Memorial Day. Started as Decoration Day to mark the gravesites of Civil War dead, it has grown into honoring the military members who have died in service to our country. It is also a day for parades, flags, fireworks, bbq’s, red white and blue sales, and the unofficial herald of the beginning of summer. Despite all of that, Memorial Day’s focus is too narrow.
People who voluntarily join the military do a job. For many, a part of that job is to fight and perhaps die in war. That is a risk they assume once they sign up. So, if they are to be honored, why wouldn’t we honor everyone who dies as a result of wasteful, violent action? What about those people who are murdered intentionally or die as a result of an avoidable accident? It’s the loss of a life of someone who’s doing their job.

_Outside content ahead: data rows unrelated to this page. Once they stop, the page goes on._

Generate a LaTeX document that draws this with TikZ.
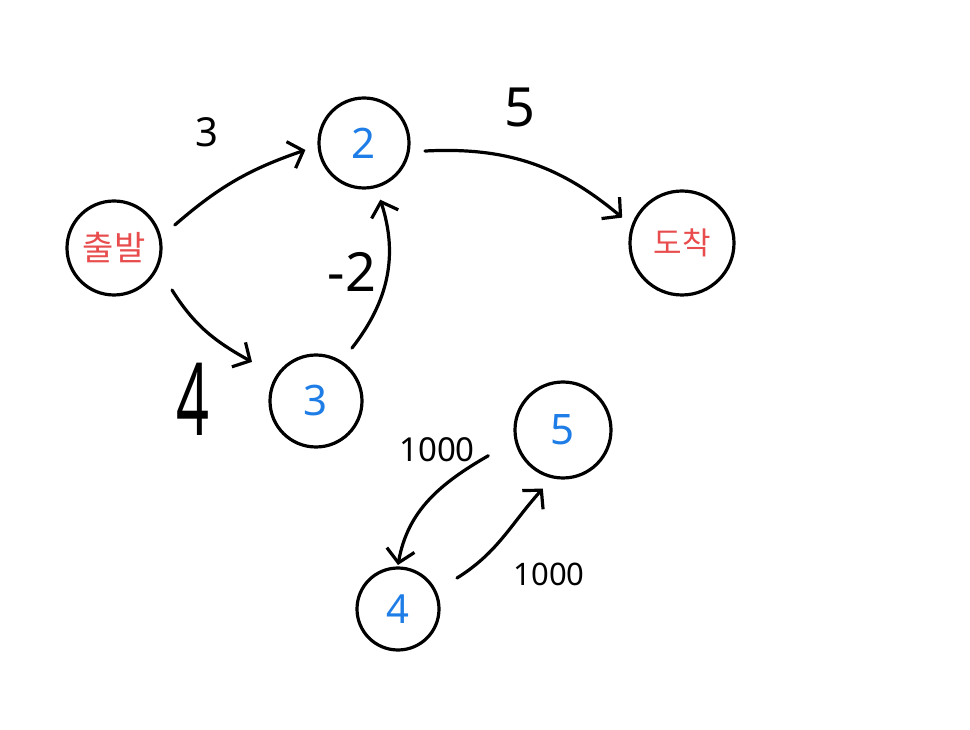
\documentclass[tikz,border=0pt]{standalone}
\usepackage{fontspec}
\setmainfont{Noto Sans}
\newfontfamily\krfont{Noto Sans CJK KR}
\usetikzlibrary{arrows.meta,calc}
\definecolor{nred}{RGB}{232,76,76}
\definecolor{nblue}{RGB}{30,125,230}
\begin{document}
\begin{tikzpicture}[x=1pt,y=1pt,
  vert/.style={circle,draw,line width=3.2pt,inner sep=0pt},
  numv/.style={vert,text=nblue,font=\fontsize{42}{42}\selectfont},
  korv/.style={vert,text=nred,font=\krfont\fontsize{34}{34}\selectfont},
  edge/.style={line width=3.2pt,line cap=round,
    -{Straight Barb[length=13pt,width=28pt,line width=3.2pt]}},
  lbl/.style={inner sep=0pt}]
\useasboundingbox (0,0) rectangle (970,729);
\fill[white] (0,0) rectangle (970,729);
% nodes
\node[korv,minimum size=94pt] (s) at (114,481) {출발};
\node[numv,minimum size=90pt] (n2) at (364,586) {2};
\node[korv,minimum size=104pt,font=\krfont\fontsize{31}{31}\selectfont] (e) at (682,486) {도착};
\node[numv,minimum size=92pt] (n3) at (316,328) {3};
\node[numv,minimum size=96pt] (n5) at (563,299) {5};
\node[numv,minimum size=82pt,font=\fontsize{40}{40}\selectfont] (n4) at (398,120) {4};
% edges
\draw[edge] ($(s)+(20.7:65)$) to[out=41,in=199] ($(n2)+(186.8:59)$);
\draw[edge] ($(s)+(-35.9:71.6)$) to[out=-58,in=151] ($(n3)+(148.6:75)$);
\draw[edge] ($(n3)+(55.8:64)$) to[out=52,in=-72] ($(n2)+(-74:59)$);
\draw[edge] ($(n2)+(-7.5:61.5)$) to[out=3,in=140] ($(e)+(157:65)$);
\draw[edge] ($(n5)+(199:79)$) to[out=210,in=80] ($(n4)+(90:44)$);
\draw[edge] ($(n4)+(27.7:66.6)$) to[out=32,in=228] ($(n5)+(251:62)$);
% labels
\node[lbl,font=\fontsize{40}{40}\selectfont] (l3) at (207,597) {3};
\node[lbl,font=\fontsize{72}{72}\selectfont,xscale=0.8,yscale=1.4] (l4) at (193,330) {4};
\node[lbl,font=\fontsize{54}{54}\selectfont] (lm2) at (352,457) {-2};
\node[lbl,font=\fontsize{54}{54}\selectfont] (l5) at (520,622) {5};
\node[lbl,font=\fontsize{33}{33}\selectfont] (la) at (437,279) {1000};
\node[lbl,font=\fontsize{31}{31}\selectfont] (lb) at (549,155) {1000};
\end{tikzpicture}
\end{document}
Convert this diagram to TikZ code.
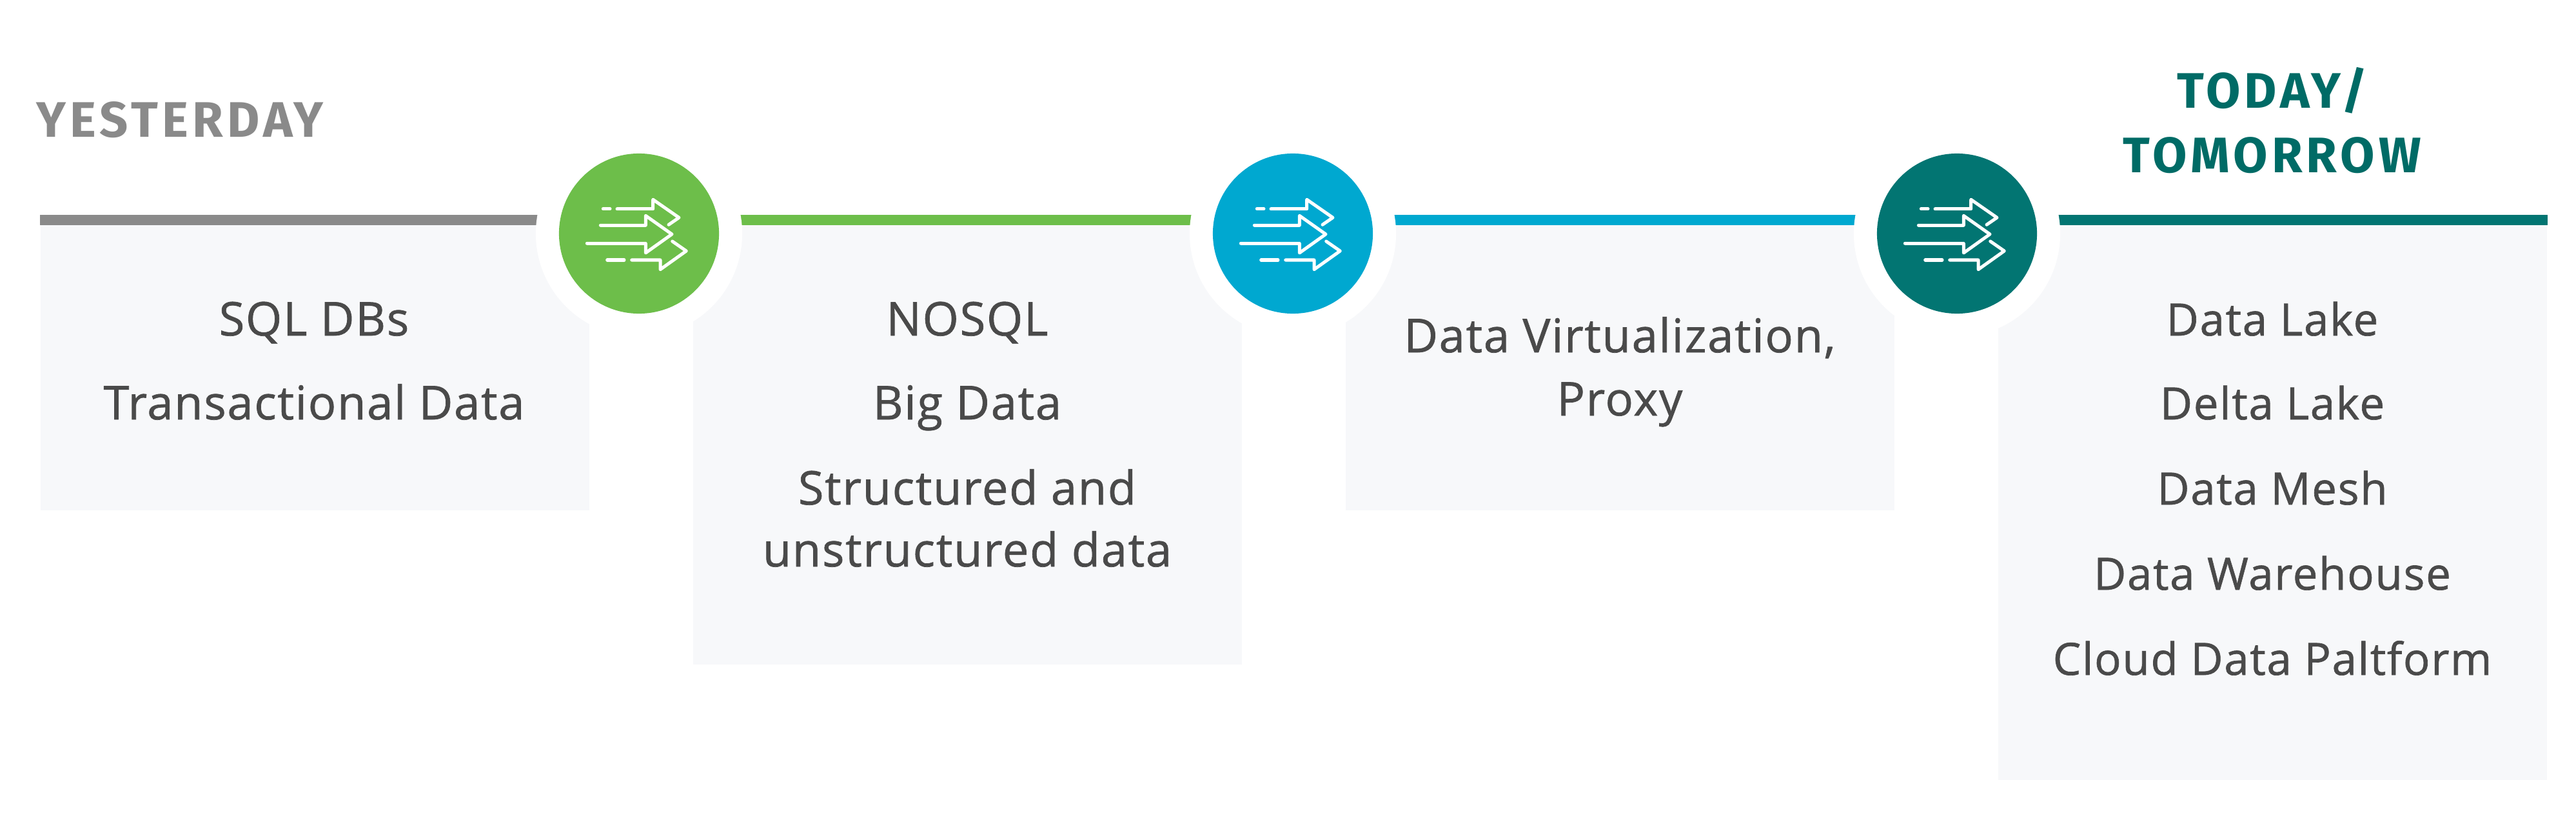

Even more than military volunteers, why not specifically commend draftees? People who didn’t necessarily want to fight in a war but couldn’t successfully ignore or escape the draft. Their military death is really like murder on a national scale.
Why focus on the military at all? Many cultures celebrate the “Day of the Dead” when families and friends get together to remember those who have passed. Telling stories about grandparents, reliving histories, remembering people who have contributed to you genetically and probably influenced your way of life provides a rich experience. Be inclusive. Some ancestor’s sacrifices may have been just as meaningful as any sacrifices lost to war.
So, skip the parades and the sales but keep the family bbq. In addition to flags on military gravesites, plant flowers on all gravesites. Remember people who are gone but don’t glorify the military dead above all others because in doing so, it glorifies and “noble”izes war and wasteful sacrifice.